## [What to produce]
Gather all lines in the entries that include the word "this".

## [Information given]
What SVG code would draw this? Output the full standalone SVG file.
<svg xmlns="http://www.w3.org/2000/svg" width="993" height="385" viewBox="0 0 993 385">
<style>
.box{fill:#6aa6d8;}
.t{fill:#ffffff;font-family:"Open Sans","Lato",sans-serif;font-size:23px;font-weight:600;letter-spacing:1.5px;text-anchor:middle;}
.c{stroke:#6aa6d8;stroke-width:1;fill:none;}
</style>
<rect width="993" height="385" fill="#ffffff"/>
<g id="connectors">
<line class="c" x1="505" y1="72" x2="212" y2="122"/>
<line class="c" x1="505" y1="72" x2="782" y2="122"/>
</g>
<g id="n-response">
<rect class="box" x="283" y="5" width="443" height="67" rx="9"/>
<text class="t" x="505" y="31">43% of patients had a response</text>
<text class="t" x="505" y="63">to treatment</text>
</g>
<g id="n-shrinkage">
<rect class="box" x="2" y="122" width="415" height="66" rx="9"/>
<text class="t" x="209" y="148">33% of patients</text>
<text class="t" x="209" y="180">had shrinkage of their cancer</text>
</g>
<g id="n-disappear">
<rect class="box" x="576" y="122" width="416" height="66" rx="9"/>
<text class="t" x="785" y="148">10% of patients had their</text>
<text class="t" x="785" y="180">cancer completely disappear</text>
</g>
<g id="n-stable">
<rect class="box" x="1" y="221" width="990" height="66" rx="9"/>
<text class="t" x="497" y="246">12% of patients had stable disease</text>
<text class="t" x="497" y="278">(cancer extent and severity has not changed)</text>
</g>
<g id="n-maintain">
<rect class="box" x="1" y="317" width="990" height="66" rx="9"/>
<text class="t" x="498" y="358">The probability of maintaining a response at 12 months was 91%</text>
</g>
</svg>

---

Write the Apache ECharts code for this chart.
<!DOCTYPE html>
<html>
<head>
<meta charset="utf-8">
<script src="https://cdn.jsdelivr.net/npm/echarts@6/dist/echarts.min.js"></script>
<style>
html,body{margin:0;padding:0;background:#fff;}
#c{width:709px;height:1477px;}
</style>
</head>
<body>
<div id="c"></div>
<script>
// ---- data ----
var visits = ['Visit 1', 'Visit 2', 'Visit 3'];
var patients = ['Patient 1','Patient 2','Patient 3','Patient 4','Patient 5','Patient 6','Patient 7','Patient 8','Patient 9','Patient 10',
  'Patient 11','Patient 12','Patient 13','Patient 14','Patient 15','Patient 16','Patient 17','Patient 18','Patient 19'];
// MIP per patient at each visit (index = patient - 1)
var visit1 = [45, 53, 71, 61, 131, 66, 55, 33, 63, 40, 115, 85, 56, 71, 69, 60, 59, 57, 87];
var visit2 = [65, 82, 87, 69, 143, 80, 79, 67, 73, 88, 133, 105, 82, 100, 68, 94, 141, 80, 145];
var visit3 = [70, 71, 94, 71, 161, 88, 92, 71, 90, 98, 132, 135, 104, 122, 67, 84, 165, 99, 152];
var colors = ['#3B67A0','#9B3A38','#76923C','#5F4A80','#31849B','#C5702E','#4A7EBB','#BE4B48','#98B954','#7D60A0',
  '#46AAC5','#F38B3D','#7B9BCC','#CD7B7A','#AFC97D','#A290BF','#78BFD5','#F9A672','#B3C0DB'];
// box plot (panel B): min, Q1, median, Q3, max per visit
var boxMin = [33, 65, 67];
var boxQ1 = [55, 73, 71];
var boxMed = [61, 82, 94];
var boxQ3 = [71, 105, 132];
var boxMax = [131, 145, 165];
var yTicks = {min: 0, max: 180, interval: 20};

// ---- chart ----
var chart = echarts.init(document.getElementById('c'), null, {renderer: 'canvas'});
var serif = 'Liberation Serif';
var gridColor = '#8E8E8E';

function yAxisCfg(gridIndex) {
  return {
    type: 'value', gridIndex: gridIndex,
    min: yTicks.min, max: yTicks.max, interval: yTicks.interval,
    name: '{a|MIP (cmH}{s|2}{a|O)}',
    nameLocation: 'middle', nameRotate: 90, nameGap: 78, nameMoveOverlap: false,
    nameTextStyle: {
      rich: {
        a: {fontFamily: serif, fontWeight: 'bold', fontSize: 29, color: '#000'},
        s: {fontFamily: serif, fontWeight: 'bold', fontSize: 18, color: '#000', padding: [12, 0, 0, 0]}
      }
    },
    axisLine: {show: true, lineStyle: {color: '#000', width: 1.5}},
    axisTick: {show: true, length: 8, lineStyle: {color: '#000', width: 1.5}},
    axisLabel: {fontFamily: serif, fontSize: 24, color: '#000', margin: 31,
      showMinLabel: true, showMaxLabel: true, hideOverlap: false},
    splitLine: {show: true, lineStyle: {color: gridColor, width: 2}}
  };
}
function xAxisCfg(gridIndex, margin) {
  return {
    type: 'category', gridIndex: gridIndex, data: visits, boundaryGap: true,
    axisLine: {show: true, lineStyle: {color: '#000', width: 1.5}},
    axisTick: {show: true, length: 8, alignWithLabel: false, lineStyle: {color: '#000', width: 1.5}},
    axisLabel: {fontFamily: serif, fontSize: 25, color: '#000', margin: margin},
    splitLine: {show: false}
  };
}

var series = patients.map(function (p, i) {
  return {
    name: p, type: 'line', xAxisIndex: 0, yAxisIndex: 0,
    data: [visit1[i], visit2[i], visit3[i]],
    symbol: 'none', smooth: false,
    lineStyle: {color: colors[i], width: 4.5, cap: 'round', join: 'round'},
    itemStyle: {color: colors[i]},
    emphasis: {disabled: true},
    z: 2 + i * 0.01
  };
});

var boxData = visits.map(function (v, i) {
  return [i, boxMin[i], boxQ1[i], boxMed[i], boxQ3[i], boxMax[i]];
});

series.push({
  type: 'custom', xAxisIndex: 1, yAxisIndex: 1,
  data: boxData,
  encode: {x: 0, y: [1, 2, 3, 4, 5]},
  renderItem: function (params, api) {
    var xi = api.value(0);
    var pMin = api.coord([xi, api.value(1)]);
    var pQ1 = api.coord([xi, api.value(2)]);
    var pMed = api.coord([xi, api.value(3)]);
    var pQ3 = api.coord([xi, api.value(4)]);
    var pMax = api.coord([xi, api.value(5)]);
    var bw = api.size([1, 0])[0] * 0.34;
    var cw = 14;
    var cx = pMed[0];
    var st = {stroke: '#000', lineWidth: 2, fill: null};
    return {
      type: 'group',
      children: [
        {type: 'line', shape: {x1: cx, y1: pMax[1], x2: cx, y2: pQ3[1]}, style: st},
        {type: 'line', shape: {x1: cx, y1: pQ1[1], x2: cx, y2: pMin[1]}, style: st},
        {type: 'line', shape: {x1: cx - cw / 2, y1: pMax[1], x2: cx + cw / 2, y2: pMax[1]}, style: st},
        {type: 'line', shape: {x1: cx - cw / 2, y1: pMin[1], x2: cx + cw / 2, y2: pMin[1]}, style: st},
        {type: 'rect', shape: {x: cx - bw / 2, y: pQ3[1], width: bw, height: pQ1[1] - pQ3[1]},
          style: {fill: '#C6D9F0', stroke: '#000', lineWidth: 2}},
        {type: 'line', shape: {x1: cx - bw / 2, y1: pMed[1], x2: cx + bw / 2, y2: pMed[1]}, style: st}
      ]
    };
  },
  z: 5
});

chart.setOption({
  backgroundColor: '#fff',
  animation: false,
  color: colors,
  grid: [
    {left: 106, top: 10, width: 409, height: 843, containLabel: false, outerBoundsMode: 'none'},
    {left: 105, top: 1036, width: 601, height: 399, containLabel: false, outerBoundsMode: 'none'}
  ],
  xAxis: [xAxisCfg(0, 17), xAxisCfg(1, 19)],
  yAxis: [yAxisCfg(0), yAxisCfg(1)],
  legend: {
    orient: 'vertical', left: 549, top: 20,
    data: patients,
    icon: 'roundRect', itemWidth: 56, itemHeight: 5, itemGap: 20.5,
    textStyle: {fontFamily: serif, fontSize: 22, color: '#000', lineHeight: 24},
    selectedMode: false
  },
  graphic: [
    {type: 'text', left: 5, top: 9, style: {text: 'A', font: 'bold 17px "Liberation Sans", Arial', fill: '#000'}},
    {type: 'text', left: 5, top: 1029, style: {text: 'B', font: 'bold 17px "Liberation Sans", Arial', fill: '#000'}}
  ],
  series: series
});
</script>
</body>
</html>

## [Full answer]
What SVG code would draw this? Output the full standalone SVG file.
Write the Apache ECharts code for this chart.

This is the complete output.